Some clarifications on this new program were provided on the same day by the 10th official Q&A regarding the registration of private investment funds, issued by AMAC.

It will allow for a foreign asset manager to create a WFOE in China to perform asset management services. As far as we can gather at this point, with the limited information available, these will be regulated as securities companies or seem to be of a similar nature. Up until this new development foreign shareholders were limited to a non-controlling share of 49% of ownership in locally regulated asset management companies (with an exception granted to Aberdeen, which was allowed previously to incorporate a WFOE within the Free Trade Zone of Shanghai, which seem to be an ad hoc approval and not a generally applicable regulation).

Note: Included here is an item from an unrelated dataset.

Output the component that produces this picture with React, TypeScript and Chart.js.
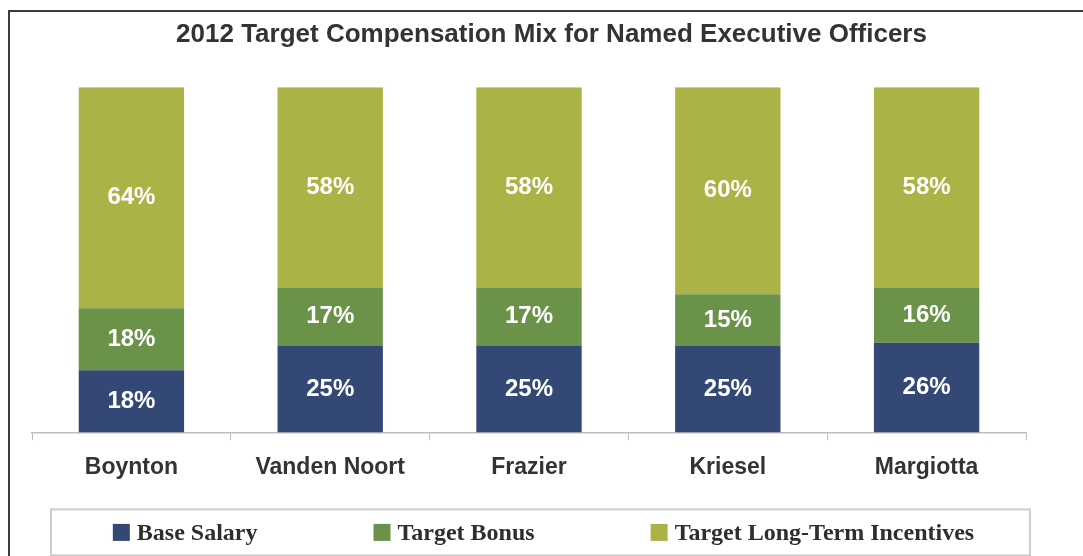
import React, { useEffect, useRef } from "react";
import { Chart, registerables } from "chart.js";

Chart.register(...registerables);

const categories = ["Boynton", "Vanden Noort", "Frazier", "Kriesel", "Margiotta"];
const baseSalary = [18, 25, 25, 25, 26];
const targetBonus = [18, 17, 17, 15, 16];
const longTermIncentives = [64, 58, 58, 60, 58];
const seriesNames = ["Base Salary", "Target Bonus", "Target Long-Term Incentives"];
const seriesColors = ["#344876", "#6a9248", "#abb346"];
const chartTitle = "2012 Target Compensation Mix for Named Executive Officers";

const SANS = '"Liberation Sans", Arial, sans-serif';
const SERIF = '"Liberation Serif", "Times New Roman", serif';

const dataLabelPlugin = {
  id: "dataLabels",
  afterDatasetsDraw(chart: any) {
    const ctx = chart.ctx;
    ctx.save();
    ctx.font = `bold 24px ${SANS}`;
    ctx.fillStyle = "#ffffff";
    ctx.textAlign = "center";
    ctx.textBaseline = "middle";
    chart.data.datasets.forEach((ds: any, di: number) => {
      const meta = chart.getDatasetMeta(di);
      meta.data.forEach((el: any, i: number) => {
        const v = ds.data[i];
        const y = (el.y + el.base) / 2;
        ctx.fillText(`${v}%`, el.x, y);
      });
    });
    ctx.restore();
  },
};

const legendPlugin = {
  id: "boxLegend",
  afterDraw(chart: any) {
    const ctx = chart.ctx;
    const area = chart.chartArea;
    ctx.save();
    // frame
    const boxLeft = area.left + 19;
    const boxRight = area.right + 4;
    const boxTop = area.bottom + 77;
    const boxBottom = boxTop + 46;
    ctx.strokeStyle = "#cccccc";
    ctx.lineWidth = 2;
    ctx.strokeRect(boxLeft, boxTop, boxRight - boxLeft, boxBottom - boxTop);
    // items
    ctx.font = `bold 24px ${SERIF}`;
    ctx.textBaseline = "middle";
    ctx.textAlign = "left";
    const box = 17;
    const inner = 7;
    const gap = 116;
    const widths = chart.data.datasets.map((ds: any) => box + inner + ctx.measureText(ds.label).width);
    const total = widths.reduce((a: number, b: number) => a + b, 0) + gap * (widths.length - 1);
    let x = chart.width / 2 + 2 - total / 2;
    const cy = (boxTop + boxBottom) / 2;
    chart.data.datasets.forEach((ds: any, i: number) => {
      ctx.fillStyle = ds.backgroundColor;
      ctx.fillRect(x, cy - box / 2, box, box);
      ctx.fillStyle = "#2e2e2e";
      ctx.fillText(ds.label, x + box + inner, cy + 1);
      x += widths[i] + gap;
    });
    ctx.restore();
  },
};

export default function App() {
  const ref = useRef<HTMLCanvasElement | null>(null);

  useEffect(() => {
    if (!ref.current) return;
    const chart = new Chart(ref.current, {
      type: "bar",
      data: {
        labels: categories,
        datasets: [
          { label: seriesNames[0], data: baseSalary, backgroundColor: seriesColors[0] },
          { label: seriesNames[1], data: targetBonus, backgroundColor: seriesColors[1] },
          { label: seriesNames[2], data: longTermIncentives, backgroundColor: seriesColors[2] },
        ],
      },
      options: {
        responsive: false,
        animation: false,
        layout: { padding: { left: 20, right: 0, top: 0, bottom: 62 } },
        datasets: { bar: { barPercentage: 0.53, categoryPercentage: 1 } },
        scales: {
          x: {
            stacked: true,
            grid: {
              display: true,
              drawOnChartArea: false,
              drawTicks: true,
              tickLength: 8,
              color: "#bdbdbd",
              offset: true,
            },
            border: { display: true, color: "#bdbdbd", width: 1.5 },
            ticks: {
              font: { family: SANS, size: 23, weight: "bold" },
              color: "#333333",
              padding: 13,
            },
          },
          y: {
            stacked: true,
            min: 0,
            max: 100,
            ticks: { display: false },
            grid: { display: false },
            border: { display: false },
            afterFit: (s: any) => {
              s.width = 12;
            },
          },
          y2: {
            type: "linear",
            position: "right",
            display: true,
            ticks: { display: false },
            grid: { display: false },
            border: { display: false },
            afterFit: (s: any) => {
              s.width = 57;
            },
          },
        },
        plugins: {
          legend: { display: false },
          tooltip: { enabled: false },
          title: {
            display: true,
            text: chartTitle,
            color: "#333333",
            font: { family: SANS, size: 26, weight: "bold" },
            padding: { top: 19, bottom: 37 },
          },
        },
      } as any,
      plugins: [dataLabelPlugin, legendPlugin],
    });
    return () => chart.destroy();
  }, []);

  return (
    <div
      style={{
        position: "fixed",
        left: 0,
        top: 0,
        width: 1083,
        height: 556,
        overflow: "hidden",
        background: "#ffffff",
      }}
    >
      <canvas
        ref={ref}
        width={1083}
        height={556}
        style={{ position: "absolute", left: 0, top: 0, width: 1083, height: 556 }}
      />
      <div
        style={{
          position: "absolute",
          left: 8,
          top: 10,
          width: 1200,
          height: 800,
          borderTop: "2px solid #3c3c3c",
          borderLeft: "2px solid #3c3c3c",
          pointerEvents: "none",
        }}
      />
    </div>
  );
}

However these companies will not be allowed to develop its activity with cross border elements. Namely: (i) all management decisions must be done within China and may not be undertaken by its home offices (no implementing regulations were yet issued on how in practice this measure will be enforced); and (ii) assets must be raised and invested within China.

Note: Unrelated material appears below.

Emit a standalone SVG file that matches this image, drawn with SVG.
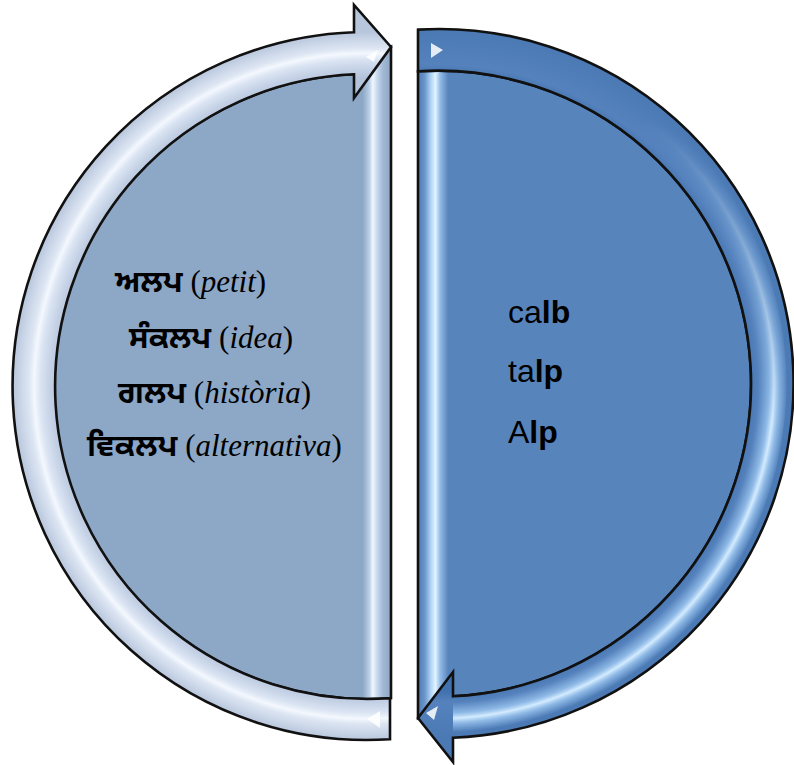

There will be a range of requirements on the shareholders of these Chinese companies, which will need to be regulated by its home regulatory commission among other requirements.

This is certainly another step of opening of the Chinese asset management market to foreign players, but it is not yet its big opening. These measures shortly followed the U.S.-China 8th Strategic and Economic Dialogue, held in June in China, and seems to be more a result of said bilateral talks than a real opening of the market.

Having no cross-border elements to the asset management services allowed to these WFOEs certainly reduces substantially the interest in this new development, but the main catch of the development is the distribution structure of Chinese financial products.

Figures of last year would put the concentration of distribution of financial products to retail clients as high as 80% by the main 5 commercial banks in China, close to 50% by ICBC and CCB alone. We have seen no substantial changes in this structure and it should remain close to the description above. Under this scenario, any new foreign asset manager would still need cooperation with local commercial banks to have its products properly distributed to retail clients. And there are already several joint-ventures between these banks and foreign banks/asset managers to perform precisely the same activity through locally incorporated Equity Joint Ventures.

After making the warnings above we are still of the opinion that this development does reveal a lot. Reveal that despite the recent woes of the Chinese market, we are still driving towards opening, albeit slower than could be anticipated last year. And for the asset managers willing to bet on the long term opening, this is certainly a relevant development, the more prepared firms in 5 years will be the ones that have been gaining knowledge of the Chinese market and have been creating its own brand with the Chinese retail investor.